小川洋子『刺繍する少女』

曇。ちょっと寒い。
十時間以上寝たのだが、まだすっきりしない。すごくたくさん夢を見たのだが、よく覚えていない。
早朝出勤。出勤時に何か渋滞しているなあと思ったら、自動車どうしの事故だった。年末なのに。
今週のびっくり。蜂飼耳さんて、もしかして女性…? 物静かな、メガネをかけた若い男性みたいなイメージだった…。新聞に写真が載っていたのだが、イメージから外れてはいない。というか、これ以上云うとセクハラおやじになりそうなのでやめる。日本語の書き言葉はかなり男女を出せると思うのだが、それが嫌な女性(主に)もいるでしょうね。性別で読み方を変えるのかと云われそうだが、まあ僕も男性ですから。性別に限らず、何の先入観もなしに読むというのは無理ですね。音楽を聴くのでも、有名演奏家の演奏とそうでないのとで、まったく同じように聴くのはむずかしい。まあ、これはかなりそうできるようになってきたとは思うが、それでも無意識に(?)気にしていると思う。
 そう云えば、宇野功芳氏は演奏家の名前を知らなくても冒頭の五分(だったっけ)を聴けば演奏の良し悪しはわかるから、演奏家の名前を書くなと「レコード芸術」誌に物申していたが、まあ立派といえばそうなのだけれど、これはこれでつまらない聴き方のような気がする。結局、自分にも覚えがあるが、自分で方程式を作ってそれで自動的に判断しているだけのことである。まあそういう風にも聴くけれど、いちばん可能性のあるのは、どうもよくわからないとか、いいと思えないが気になるという演奏の時なのである(特に後者)。宇野氏には、氏の書くものを読んでいるとわかるが、わからない演奏というものはない。さすがと云うべきなのか。
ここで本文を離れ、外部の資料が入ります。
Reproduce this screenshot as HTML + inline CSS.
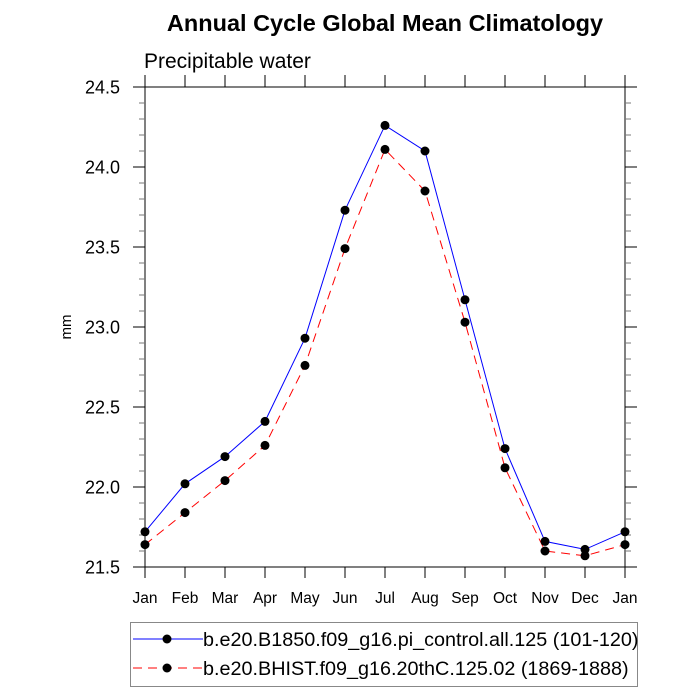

小川洋子『刺繍する少女』読了。短篇集。これまで、小川洋子の小説には感嘆し続けてきた。「高い評価を与えている」なんて云ってもいい。本書はたぶん著者の中では初期の小説集なのだと思うが、しかし、小川洋子らしい小説にはいまひとつ乗り切れなかった。どうも、どれも同じではないかと云う気がしてしまったのである。尤も、これは「独自の世界がある」ということでもあり、著者には理不尽な感想と思えるかも知れない。が、とは書いたが、全体的に幻想小説としてたぶんレヴェルは高いだろうし、「トランジット」という短篇には思わず目頭を熱くさせられたくらいである。これは、あまり小川洋子らしくないタイプの小説、つまりリアリズムの方にかなり振れているもので、もしかしたら計算ずくで書かれ、こちらはそれに手もなく嵌ったのかも知れない。僕は、「いい話」に弱いのだな。まあそんなだが、これからも小川洋子は読むと思う。何か、こちらの今の状態がよくないのかも知れない。